__Instructions for the task__
Please transcribe the data that follows without the pictures, keeping every word the same.

── Dataset content ──

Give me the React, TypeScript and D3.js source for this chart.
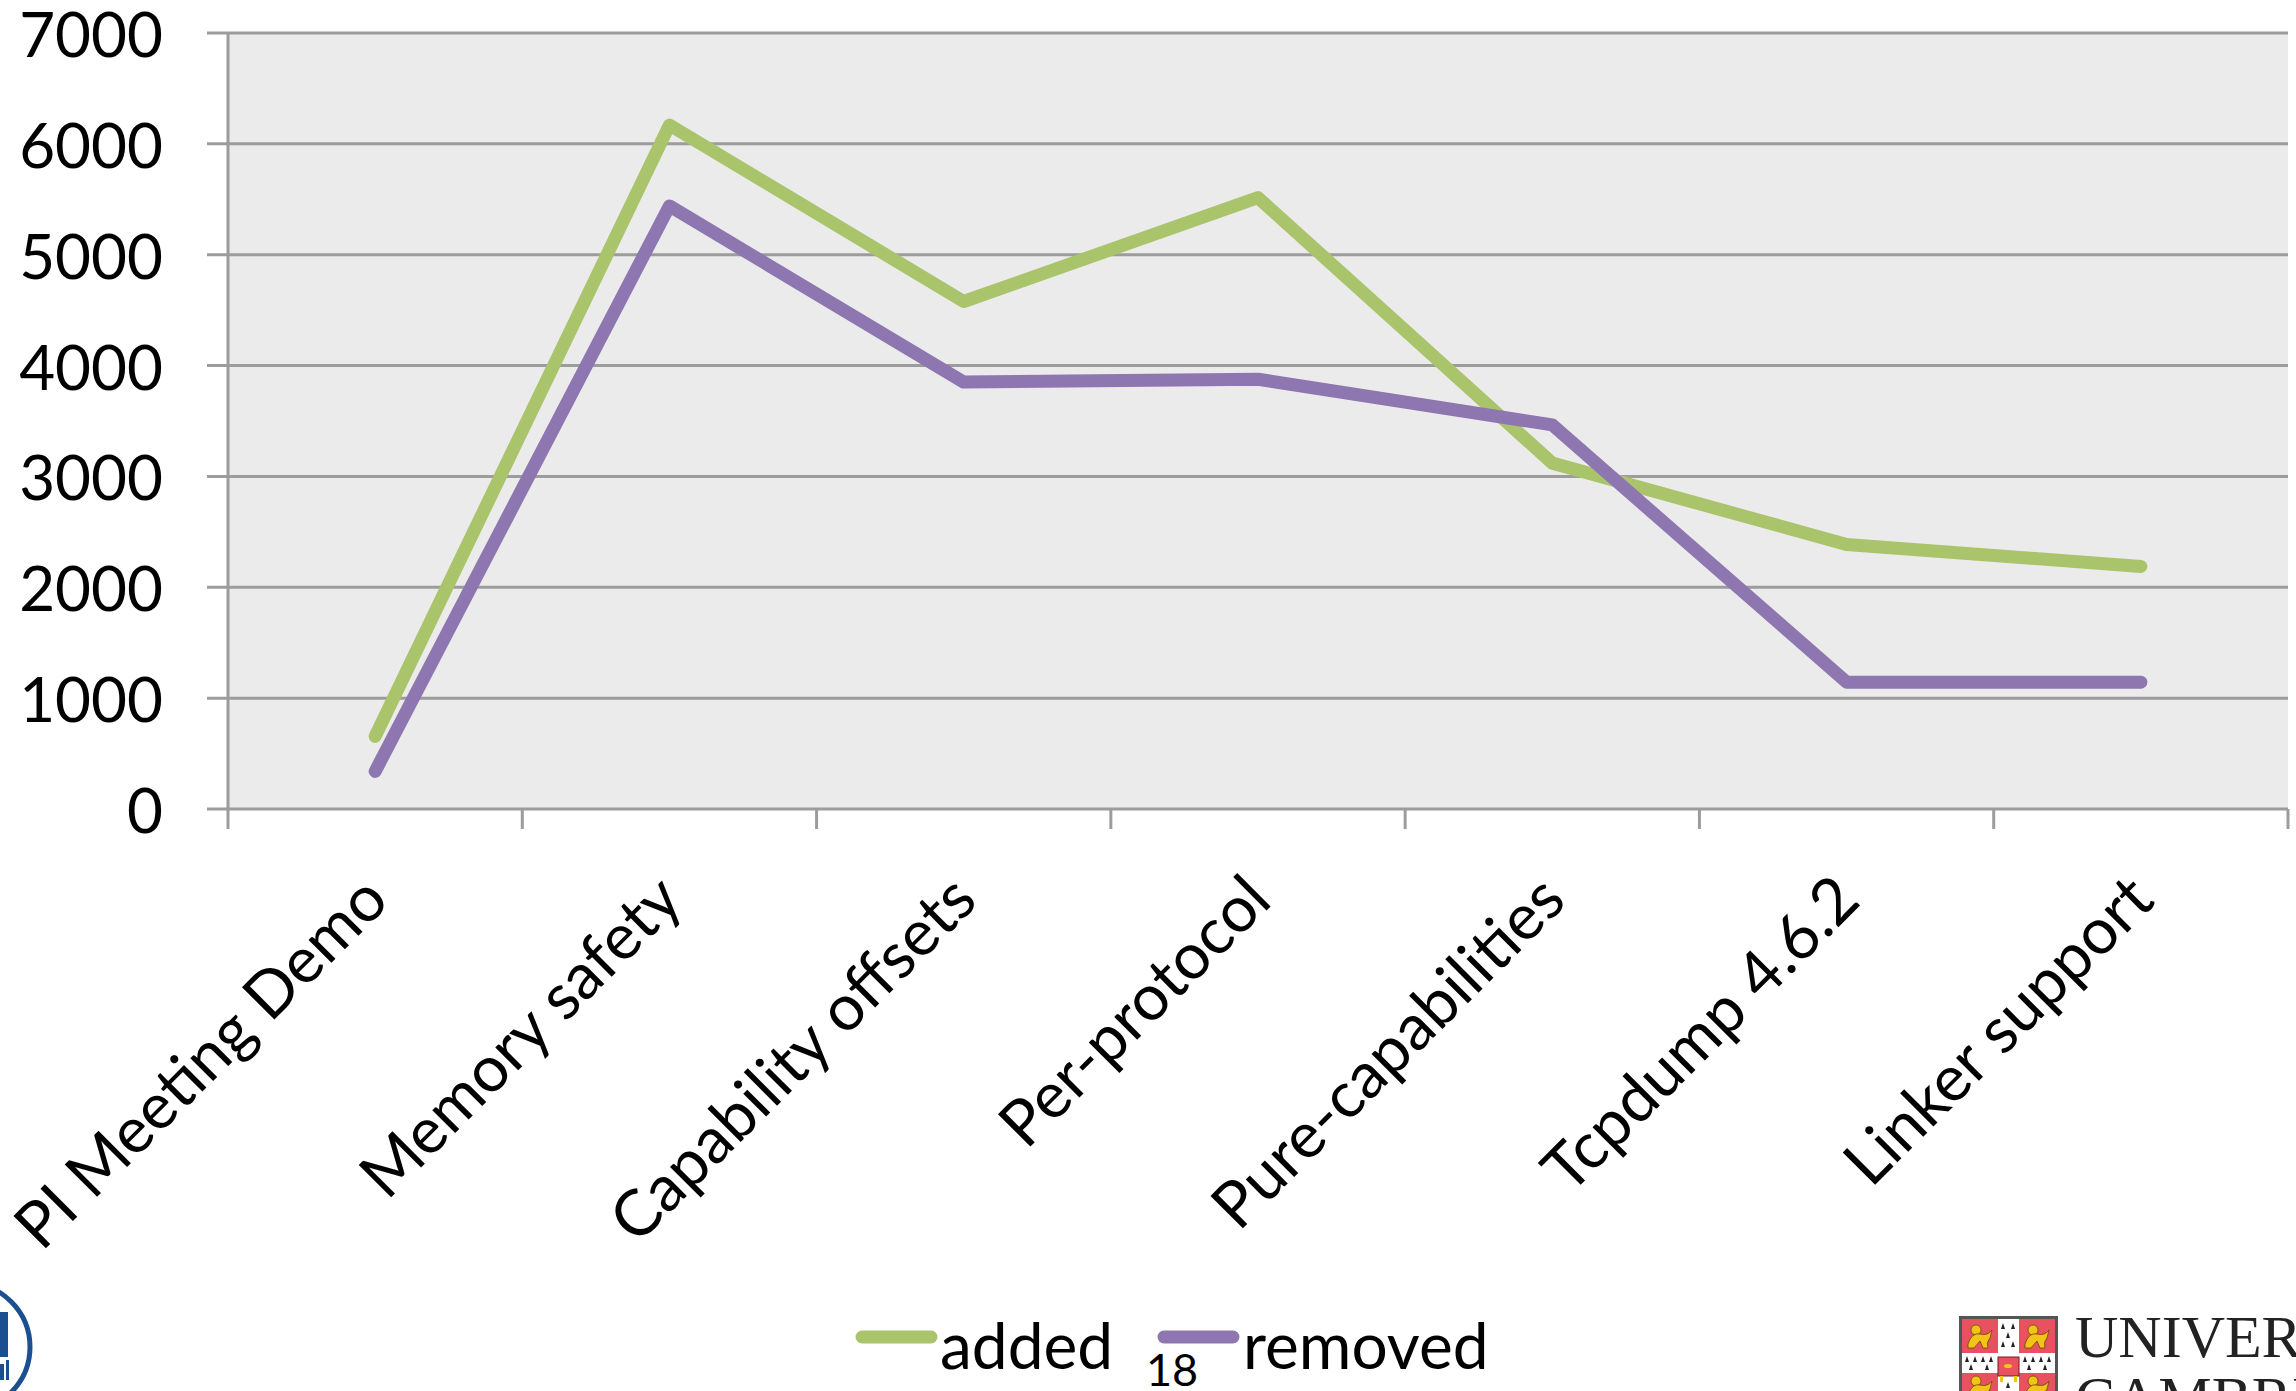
import React from "react";
import * as d3 from "d3";

// Lines of code added/removed at each milestone
const categories = [
  "PI Meeting Demo",
  "Memory safety",
  "Capability offsets",
  "Per-protocol",
  "Pure-capabilities",
  "Tcpdump 4.6.2",
  "Linker support",
];
const added = [655, 6170, 4578, 5515, 3120, 2386, 2188];
const removed = [339, 5440, 3851, 3877, 3465, 1144, 1144];
const yTicks = [0, 1000, 2000, 3000, 4000, 5000, 6000, 7000];
const seriesNames = ["added", "removed"];

const W = 2296;
const H = 1391;
const plot = { left: 228, right: 2288, top: 33, bottom: 809 };
const GREEN = "#a9c46b";
const PURPLE = "#8e76b0";
const GRID = "#9c9c9c";
const FONT = "Lato, 'Open Sans', sans-serif";

export default function App() {
  const y = d3.scaleLinear().domain([0, 7000]).range([plot.bottom, plot.top]);
  const band = d3.scaleBand<string>().domain(categories).range([plot.left, plot.right]);
  const x = (c: string) => (band(c) as number) + band.bandwidth() / 2;

  const line = d3
    .line<number>()
    .x((_, i) => x(categories[i]))
    .y((d) => y(d));

  const bandEdges = categories.map((c) => band(c) as number).concat([plot.right]);

  return (
    <div style={{ position: "absolute", left: 0, top: 0, width: W, height: H, overflow: "hidden", background: "#fff" }}>
      <svg width={W} height={H} style={{ display: "block" }}>
        {/* plot background */}
        <rect x={plot.left} y={plot.top} width={plot.right - plot.left} height={plot.bottom - plot.top} fill="#ebebeb" />

        {/* horizontal gridlines + y ticks */}
        {yTicks.map((t) => (
          <g key={t}>
            <line x1={plot.left - 21} x2={plot.right} y1={y(t)} y2={y(t)} stroke={GRID} strokeWidth={3} />
            <text
              x={163}
              y={y(t) + 24}
              textAnchor="end"
              fontFamily={FONT}
              fontSize={62}
              fill="#000"
            >
              {t}
            </text>
          </g>
        ))}

        {/* vertical axis */}
        <line x1={plot.left} x2={plot.left} y1={plot.top} y2={plot.bottom} stroke={GRID} strokeWidth={3} />

        {/* category ticks */}
        {bandEdges.map((bx, i) => (
          <line key={i} x1={bx} x2={bx} y1={plot.bottom} y2={plot.bottom + 20} stroke={GRID} strokeWidth={3} />
        ))}

        {/* category labels */}
        {categories.map((c) => {
          const ax = x(c) + 16;
          const ay = 903;
          return (
            <text
              key={c}
              x={ax}
              y={ay}
              textAnchor="end"
              transform={`rotate(-45 ${ax} ${ay})`}
              fontFamily={FONT}
              fontSize={64}
              fill="#000"
            >
              {c}
            </text>
          );
        })}

        {/* series lines */}
        <path d={line(added) as string} fill="none" stroke={GREEN} strokeWidth={13} strokeLinecap="round" strokeLinejoin="round" />
        <path d={line(removed) as string} fill="none" stroke={PURPLE} strokeWidth={13} strokeLinecap="round" strokeLinejoin="round" />

        {/* legend */}
        <line x1={862} x2={931} y1={1337} y2={1337} stroke={GREEN} strokeWidth={13} strokeLinecap="round" />
        <text x={940} y={1369} fontFamily={FONT} fontSize={64} fill="#000">{seriesNames[0]}</text>
        <line x1={1164} x2={1233} y1={1337} y2={1337} stroke={PURPLE} strokeWidth={13} strokeLinecap="round" />
        <text x={1243} y={1369} fontFamily={FONT} fontSize={64} fill="#000">{seriesNames[1]}</text>

        {/* slide number */}
        <text x={1146} y={1386} fontFamily={FONT} fontSize={45} fill="#000">18</text>

        {/* left emblem */}
        <g>
          <circle cx={-34} cy={1347} r={64} fill="none" stroke="#1b4f8f" strokeWidth={5} />
          <rect x={0} y={1312} width={8} height={45} fill="#1b4f8f" />
          <rect x={0} y={1364} width={4} height={16} fill="#1b4f8f" />
          <rect x={6} y={1360} width={3} height={20} fill="#1b4f8f" />
        </g>

        {/* right crest */}
        <g>
          <rect x={1959} y={1316} width={99} height={90} fill="#555" />
          <rect x={1962} y={1319} width={93} height={90} fill="#fff" />
          <rect x={1962} y={1319} width={36} height={34} fill="#e8515f" />
          <rect x={2019} y={1319} width={36} height={34} fill="#e8515f" />
          <rect x={1962} y={1373} width={36} height={30} fill="#e8515f" />
          <rect x={2019} y={1373} width={36} height={30} fill="#e8515f" />
          {[
            [1980, 1336],
            [2037, 1336],
            [1980, 1387],
            [2037, 1387],
          ].map(([cx, cy], i) => (
            <g key={i} fill="#f2c418" stroke="#6a4a00" strokeWidth={0.8}>
              <ellipse cx={cx - 4} cy={cy - 6} rx={5} ry={5} />
              <path d={`M${cx - 12},${cy + 8} Q${cx - 8},${cy - 4} ${cx},${cy - 2} Q${cx + 8},${cy} ${cx + 12},${cy - 6} L${cx + 10},${cy + 2} Q${cx + 6},${cy + 6} ${cx + 8},${cy + 12} L${cx + 3},${cy + 12} L${cx},${cy + 5} L${cx - 6},${cy + 12} L${cx - 12},${cy + 12} Z`} />
            </g>
          ))}
          {/* ermine spots */}
          {[
            [2003, 1326], [2013, 1326], [2008, 1335], [2003, 1344], [2013, 1344],
            [1967, 1359], [1975, 1359], [1983, 1359], [1991, 1359], [1971, 1367], [1987, 1367],
            [2025, 1359], [2033, 1359], [2041, 1359], [2049, 1359], [2029, 1367], [2045, 1367],
            [2008, 1385], [2003, 1395], [2013, 1395],
          ].map(([cx, cy], i) => (
            <path key={i} d={`M${cx},${cy - 3} L${cx + 2},${cy + 3} L${cx - 2},${cy + 3} Z`} fill="#222" />
          ))}
          <rect x={1998} y={1357} width={21} height={19} fill="#e8515f" stroke="#7a1b22" strokeWidth={1} />
          <ellipse cx={2008} cy={1366} rx={4} ry={2} fill="#f2c418" />
          <rect x={2000} y={1376} width={3} height={6} fill="#f2c418" />
          <rect x={2014} y={1376} width={3} height={6} fill="#f2c418" />
          <text x={2075} y={1357} fontFamily="'Liberation Serif', serif" fontSize={60} fill="#222">UNIVERSITY OF</text>
          <text x={2075} y={1418} fontFamily="'Liberation Serif', serif" fontSize={60} fill="#222">CAMBRIDGE</text>
        </g>
      </svg>
    </div>
  );
}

───

__Full output__
Give me the React, TypeScript and D3.js source for this chart.
import React from "react";
import * as d3 from "d3";

// Lines of code added/removed at each milestone
const categories = [
  "PI Meeting Demo",
  "Memory safety",
  "Capability offsets",
  "Per-protocol",
  "Pure-capabilities",
  "Tcpdump 4.6.2",
  "Linker support",
];
const added = [655, 6170, 4578, 5515, 3120, 2386, 2188];
const removed = [339, 5440, 3851, 3877, 3465, 1144, 1144];
const yTicks = [0, 1000, 2000, 3000, 4000, 5000, 6000, 7000];
const seriesNames = ["added", "removed"];

const W = 2296;
const H = 1391;
const plot = { left: 228, right: 2288, top: 33, bottom: 809 };
const GREEN = "#a9c46b";
const PURPLE = "#8e76b0";
const GRID = "#9c9c9c";
const FONT = "Lato, 'Open Sans', sans-serif";

export default function App() {
  const y = d3.scaleLinear().domain([0, 7000]).range([plot.bottom, plot.top]);
  const band = d3.scaleBand<string>().domain(categories).range([plot.left, plot.right]);
  const x = (c: string) => (band(c) as number) + band.bandwidth() / 2;

  const line = d3
    .line<number>()
    .x((_, i) => x(categories[i]))
    .y((d) => y(d));

  const bandEdges = categories.map((c) => band(c) as number).concat([plot.right]);

  return (
    <div style={{ position: "absolute", left: 0, top: 0, width: W, height: H, overflow: "hidden", background: "#fff" }}>
      <svg width={W} height={H} style={{ display: "block" }}>
        {/* plot background */}
        <rect x={plot.left} y={plot.top} width={plot.right - plot.left} height={plot.bottom - plot.top} fill="#ebebeb" />

        {/* horizontal gridlines + y ticks */}
        {yTicks.map((t) => (
          <g key={t}>
            <line x1={plot.left - 21} x2={plot.right} y1={y(t)} y2={y(t)} stroke={GRID} strokeWidth={3} />
            <text
              x={163}
              y={y(t) + 24}
              textAnchor="end"
              fontFamily={FONT}
              fontSize={62}
              fill="#000"
            >
              {t}
            </text>
          </g>
        ))}

        {/* vertical axis */}
        <line x1={plot.left} x2={plot.left} y1={plot.top} y2={plot.bottom} stroke={GRID} strokeWidth={3} />

        {/* category ticks */}
        {bandEdges.map((bx, i) => (
          <line key={i} x1={bx} x2={bx} y1={plot.bottom} y2={plot.bottom + 20} stroke={GRID} strokeWidth={3} />
        ))}

        {/* category labels */}
        {categories.map((c) => {
          const ax = x(c) + 16;
          const ay = 903;
          return (
            <text
              key={c}
              x={ax}
              y={ay}
              textAnchor="end"
              transform={`rotate(-45 ${ax} ${ay})`}
              fontFamily={FONT}
              fontSize={64}
              fill="#000"
            >
              {c}
            </text>
          );
        })}

        {/* series lines */}
        <path d={line(added) as string} fill="none" stroke={GREEN} strokeWidth={13} strokeLinecap="round" strokeLinejoin="round" />
        <path d={line(removed) as string} fill="none" stroke={PURPLE} strokeWidth={13} strokeLinecap="round" strokeLinejoin="round" />

        {/* legend */}
        <line x1={862} x2={931} y1={1337} y2={1337} stroke={GREEN} strokeWidth={13} strokeLinecap="round" />
        <text x={940} y={1369} fontFamily={FONT} fontSize={64} fill="#000">{seriesNames[0]}</text>
        <line x1={1164} x2={1233} y1={1337} y2={1337} stroke={PURPLE} strokeWidth={13} strokeLinecap="round" />
        <text x={1243} y={1369} fontFamily={FONT} fontSize={64} fill="#000">{seriesNames[1]}</text>

        {/* slide number */}
        <text x={1146} y={1386} fontFamily={FONT} fontSize={45} fill="#000">18</text>

        {/* left emblem */}
        <g>
          <circle cx={-34} cy={1347} r={64} fill="none" stroke="#1b4f8f" strokeWidth={5} />
          <rect x={0} y={1312} width={8} height={45} fill="#1b4f8f" />
          <rect x={0} y={1364} width={4} height={16} fill="#1b4f8f" />
          <rect x={6} y={1360} width={3} height={20} fill="#1b4f8f" />
        </g>

        {/* right crest */}
        <g>
          <rect x={1959} y={1316} width={99} height={90} fill="#555" />
          <rect x={1962} y={1319} width={93} height={90} fill="#fff" />
          <rect x={1962} y={1319} width={36} height={34} fill="#e8515f" />
          <rect x={2019} y={1319} width={36} height={34} fill="#e8515f" />
          <rect x={1962} y={1373} width={36} height={30} fill="#e8515f" />
          <rect x={2019} y={1373} width={36} height={30} fill="#e8515f" />
          {[
            [1980, 1336],
            [2037, 1336],
            [1980, 1387],
            [2037, 1387],
          ].map(([cx, cy], i) => (
            <g key={i} fill="#f2c418" stroke="#6a4a00" strokeWidth={0.8}>
              <ellipse cx={cx - 4} cy={cy - 6} rx={5} ry={5} />
              <path d={`M${cx - 12},${cy + 8} Q${cx - 8},${cy - 4} ${cx},${cy - 2} Q${cx + 8},${cy} ${cx + 12},${cy - 6} L${cx + 10},${cy + 2} Q${cx + 6},${cy + 6} ${cx + 8},${cy + 12} L${cx + 3},${cy + 12} L${cx},${cy + 5} L${cx - 6},${cy + 12} L${cx - 12},${cy + 12} Z`} />
            </g>
          ))}
          {/* ermine spots */}
          {[
            [2003, 1326], [2013, 1326], [2008, 1335], [2003, 1344], [2013, 1344],
            [1967, 1359], [1975, 1359], [1983, 1359], [1991, 1359], [1971, 1367], [1987, 1367],
            [2025, 1359], [2033, 1359], [2041, 1359], [2049, 1359], [2029, 1367], [2045, 1367],
            [2008, 1385], [2003, 1395], [2013, 1395],
          ].map(([cx, cy], i) => (
            <path key={i} d={`M${cx},${cy - 3} L${cx + 2},${cy + 3} L${cx - 2},${cy + 3} Z`} fill="#222" />
          ))}
          <rect x={1998} y={1357} width={21} height={19} fill="#e8515f" stroke="#7a1b22" strokeWidth={1} />
          <ellipse cx={2008} cy={1366} rx={4} ry={2} fill="#f2c418" />
          <rect x={2000} y={1376} width={3} height={6} fill="#f2c418" />
          <rect x={2014} y={1376} width={3} height={6} fill="#f2c418" />
          <text x={2075} y={1357} fontFamily="'Liberation Serif', serif" fontSize={60} fill="#222">UNIVERSITY OF</text>
          <text x={2075} y={1418} fontFamily="'Liberation Serif', serif" fontSize={60} fill="#222">CAMBRIDGE</text>
        </g>
      </svg>
    </div>
  );
}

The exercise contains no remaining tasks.